7)      In the _Kathaako"sa_  (edited by I. Hoffmann, trans. Tawney)
appears the term Candrahaasaa as a sort of wine.  "Sabdakalpadruma defines
the word as gu.duucii, but since this is a poisonous plant (cocculus
cordifolius =? cocculus indicus?), it seems unlike to be a source of wine.

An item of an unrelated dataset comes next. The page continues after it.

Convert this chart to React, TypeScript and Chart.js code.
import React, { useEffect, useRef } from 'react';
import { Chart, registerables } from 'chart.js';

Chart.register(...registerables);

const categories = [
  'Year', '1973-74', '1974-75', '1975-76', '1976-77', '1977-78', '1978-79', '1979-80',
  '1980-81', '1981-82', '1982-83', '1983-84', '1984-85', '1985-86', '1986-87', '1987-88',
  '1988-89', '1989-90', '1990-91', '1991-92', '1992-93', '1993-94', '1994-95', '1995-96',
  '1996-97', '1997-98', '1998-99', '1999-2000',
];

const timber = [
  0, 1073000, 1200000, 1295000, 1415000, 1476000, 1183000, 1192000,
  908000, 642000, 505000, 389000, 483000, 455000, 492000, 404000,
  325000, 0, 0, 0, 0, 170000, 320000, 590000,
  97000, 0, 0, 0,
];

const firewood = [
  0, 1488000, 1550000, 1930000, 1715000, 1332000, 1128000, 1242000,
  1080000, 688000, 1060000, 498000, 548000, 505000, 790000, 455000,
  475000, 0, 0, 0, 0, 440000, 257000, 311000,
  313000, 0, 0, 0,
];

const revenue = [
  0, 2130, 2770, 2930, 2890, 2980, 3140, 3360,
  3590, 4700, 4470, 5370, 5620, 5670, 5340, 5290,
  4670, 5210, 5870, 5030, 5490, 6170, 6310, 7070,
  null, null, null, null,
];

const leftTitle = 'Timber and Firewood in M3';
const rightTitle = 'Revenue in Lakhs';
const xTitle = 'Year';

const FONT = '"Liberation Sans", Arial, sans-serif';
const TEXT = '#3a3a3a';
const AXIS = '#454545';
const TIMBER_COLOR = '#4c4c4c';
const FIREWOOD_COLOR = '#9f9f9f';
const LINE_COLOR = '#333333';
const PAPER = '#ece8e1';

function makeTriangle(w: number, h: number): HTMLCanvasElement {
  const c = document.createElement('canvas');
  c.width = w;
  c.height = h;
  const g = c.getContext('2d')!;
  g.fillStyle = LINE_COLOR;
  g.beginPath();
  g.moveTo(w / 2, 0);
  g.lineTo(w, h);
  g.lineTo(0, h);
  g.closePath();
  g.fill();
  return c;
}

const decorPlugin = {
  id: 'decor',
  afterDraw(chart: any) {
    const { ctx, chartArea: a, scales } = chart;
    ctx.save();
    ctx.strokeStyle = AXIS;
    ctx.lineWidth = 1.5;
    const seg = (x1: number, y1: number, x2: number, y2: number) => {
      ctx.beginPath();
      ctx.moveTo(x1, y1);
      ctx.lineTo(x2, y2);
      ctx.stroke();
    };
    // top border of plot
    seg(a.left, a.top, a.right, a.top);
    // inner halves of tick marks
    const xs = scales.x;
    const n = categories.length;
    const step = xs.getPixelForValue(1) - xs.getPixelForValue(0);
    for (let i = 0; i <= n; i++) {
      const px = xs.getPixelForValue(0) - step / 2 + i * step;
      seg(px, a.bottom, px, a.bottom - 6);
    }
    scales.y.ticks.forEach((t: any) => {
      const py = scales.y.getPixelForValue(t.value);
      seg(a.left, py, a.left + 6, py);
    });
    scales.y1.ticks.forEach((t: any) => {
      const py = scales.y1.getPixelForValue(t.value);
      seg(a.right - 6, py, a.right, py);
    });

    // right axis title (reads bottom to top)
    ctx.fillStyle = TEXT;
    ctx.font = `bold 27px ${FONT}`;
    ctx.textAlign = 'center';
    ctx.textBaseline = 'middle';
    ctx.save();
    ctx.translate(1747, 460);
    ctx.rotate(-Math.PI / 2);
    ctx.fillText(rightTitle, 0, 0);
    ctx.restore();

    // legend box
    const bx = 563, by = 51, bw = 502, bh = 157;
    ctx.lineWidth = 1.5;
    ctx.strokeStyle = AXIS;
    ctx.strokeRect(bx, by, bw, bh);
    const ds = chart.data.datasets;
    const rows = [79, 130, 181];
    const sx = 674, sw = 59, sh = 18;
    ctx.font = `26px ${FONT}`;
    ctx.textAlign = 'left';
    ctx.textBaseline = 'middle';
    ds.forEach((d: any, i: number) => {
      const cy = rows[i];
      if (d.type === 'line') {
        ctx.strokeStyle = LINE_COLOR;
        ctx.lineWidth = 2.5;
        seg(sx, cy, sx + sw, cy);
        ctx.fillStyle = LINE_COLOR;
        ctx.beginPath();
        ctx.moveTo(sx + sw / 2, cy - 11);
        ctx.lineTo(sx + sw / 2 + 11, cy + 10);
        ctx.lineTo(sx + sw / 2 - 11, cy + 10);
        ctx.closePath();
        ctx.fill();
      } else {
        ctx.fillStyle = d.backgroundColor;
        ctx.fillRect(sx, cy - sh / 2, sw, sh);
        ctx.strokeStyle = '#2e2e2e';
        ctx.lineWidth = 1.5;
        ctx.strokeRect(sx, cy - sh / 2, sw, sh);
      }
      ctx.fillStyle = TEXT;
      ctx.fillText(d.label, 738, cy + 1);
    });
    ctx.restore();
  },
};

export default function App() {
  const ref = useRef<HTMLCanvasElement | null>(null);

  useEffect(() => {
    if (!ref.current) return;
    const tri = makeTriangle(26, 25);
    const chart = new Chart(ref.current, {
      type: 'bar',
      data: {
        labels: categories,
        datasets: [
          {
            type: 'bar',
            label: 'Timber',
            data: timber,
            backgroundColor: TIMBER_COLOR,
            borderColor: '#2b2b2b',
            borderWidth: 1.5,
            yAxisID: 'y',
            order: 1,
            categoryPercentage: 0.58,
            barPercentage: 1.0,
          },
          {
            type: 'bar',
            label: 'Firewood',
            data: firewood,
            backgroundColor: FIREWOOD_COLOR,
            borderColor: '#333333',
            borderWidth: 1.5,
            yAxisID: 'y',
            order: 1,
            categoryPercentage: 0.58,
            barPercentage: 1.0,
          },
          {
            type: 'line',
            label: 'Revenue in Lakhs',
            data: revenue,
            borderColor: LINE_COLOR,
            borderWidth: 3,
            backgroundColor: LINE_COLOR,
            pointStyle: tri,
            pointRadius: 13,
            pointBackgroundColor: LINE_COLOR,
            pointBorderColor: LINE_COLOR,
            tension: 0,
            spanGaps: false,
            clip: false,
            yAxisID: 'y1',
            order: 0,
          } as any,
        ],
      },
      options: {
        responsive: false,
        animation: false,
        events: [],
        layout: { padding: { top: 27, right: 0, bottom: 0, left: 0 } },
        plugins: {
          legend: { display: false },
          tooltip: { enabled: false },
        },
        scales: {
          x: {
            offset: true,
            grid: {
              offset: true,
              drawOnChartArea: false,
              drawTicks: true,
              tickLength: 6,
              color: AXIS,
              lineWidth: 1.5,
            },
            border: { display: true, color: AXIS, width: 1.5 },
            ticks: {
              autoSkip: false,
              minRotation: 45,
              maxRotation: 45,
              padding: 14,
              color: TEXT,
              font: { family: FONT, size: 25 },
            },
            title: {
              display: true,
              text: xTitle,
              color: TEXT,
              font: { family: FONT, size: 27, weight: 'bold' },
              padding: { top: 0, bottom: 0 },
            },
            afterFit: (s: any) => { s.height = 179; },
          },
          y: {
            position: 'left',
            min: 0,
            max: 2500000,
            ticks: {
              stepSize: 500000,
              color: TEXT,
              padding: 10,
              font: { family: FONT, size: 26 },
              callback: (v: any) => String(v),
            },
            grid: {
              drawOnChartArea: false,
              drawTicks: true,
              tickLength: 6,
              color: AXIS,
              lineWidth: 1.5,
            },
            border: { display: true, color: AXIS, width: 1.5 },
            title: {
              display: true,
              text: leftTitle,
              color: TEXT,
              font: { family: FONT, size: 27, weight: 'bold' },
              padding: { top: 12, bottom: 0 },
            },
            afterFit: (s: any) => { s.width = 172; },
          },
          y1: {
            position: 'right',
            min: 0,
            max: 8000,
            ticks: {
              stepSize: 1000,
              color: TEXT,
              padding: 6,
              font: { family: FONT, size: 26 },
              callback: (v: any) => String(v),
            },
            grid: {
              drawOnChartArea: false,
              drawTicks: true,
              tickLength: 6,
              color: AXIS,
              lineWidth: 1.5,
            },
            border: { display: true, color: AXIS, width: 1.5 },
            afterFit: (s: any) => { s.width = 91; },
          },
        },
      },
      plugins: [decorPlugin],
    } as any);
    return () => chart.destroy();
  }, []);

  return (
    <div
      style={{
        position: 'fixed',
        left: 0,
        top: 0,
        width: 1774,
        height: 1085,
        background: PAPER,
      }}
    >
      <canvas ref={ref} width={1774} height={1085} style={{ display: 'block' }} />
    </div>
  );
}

Candrahaasaa means that which mocks the moon in clarity, so is it some sort
of clear liquor?

8)      In the same story a cock tears open the finger of Ko.nita, which is
how he gets his name.  The term for what happens to the finger is kuu.nita,
which BR has as "zusammengezorgen, eingeschnuert."  Tawney rendered
"whitlow," and Hoffmann "Der finger begann zu faulen."  If the word is
taken to be etymologically Skt., would not it be from kuu.n?  The sense
then should be something like atrophy, not inflammation, right?  In Pkt.
(Sheth) the word is given as equivalent to sa.mkocita, contracted,
shriveled up."  Any suggestions?

I hope this is more fun than political nonsense, and look forward to the
kind and generous assistance of my colleagues in cyberspace.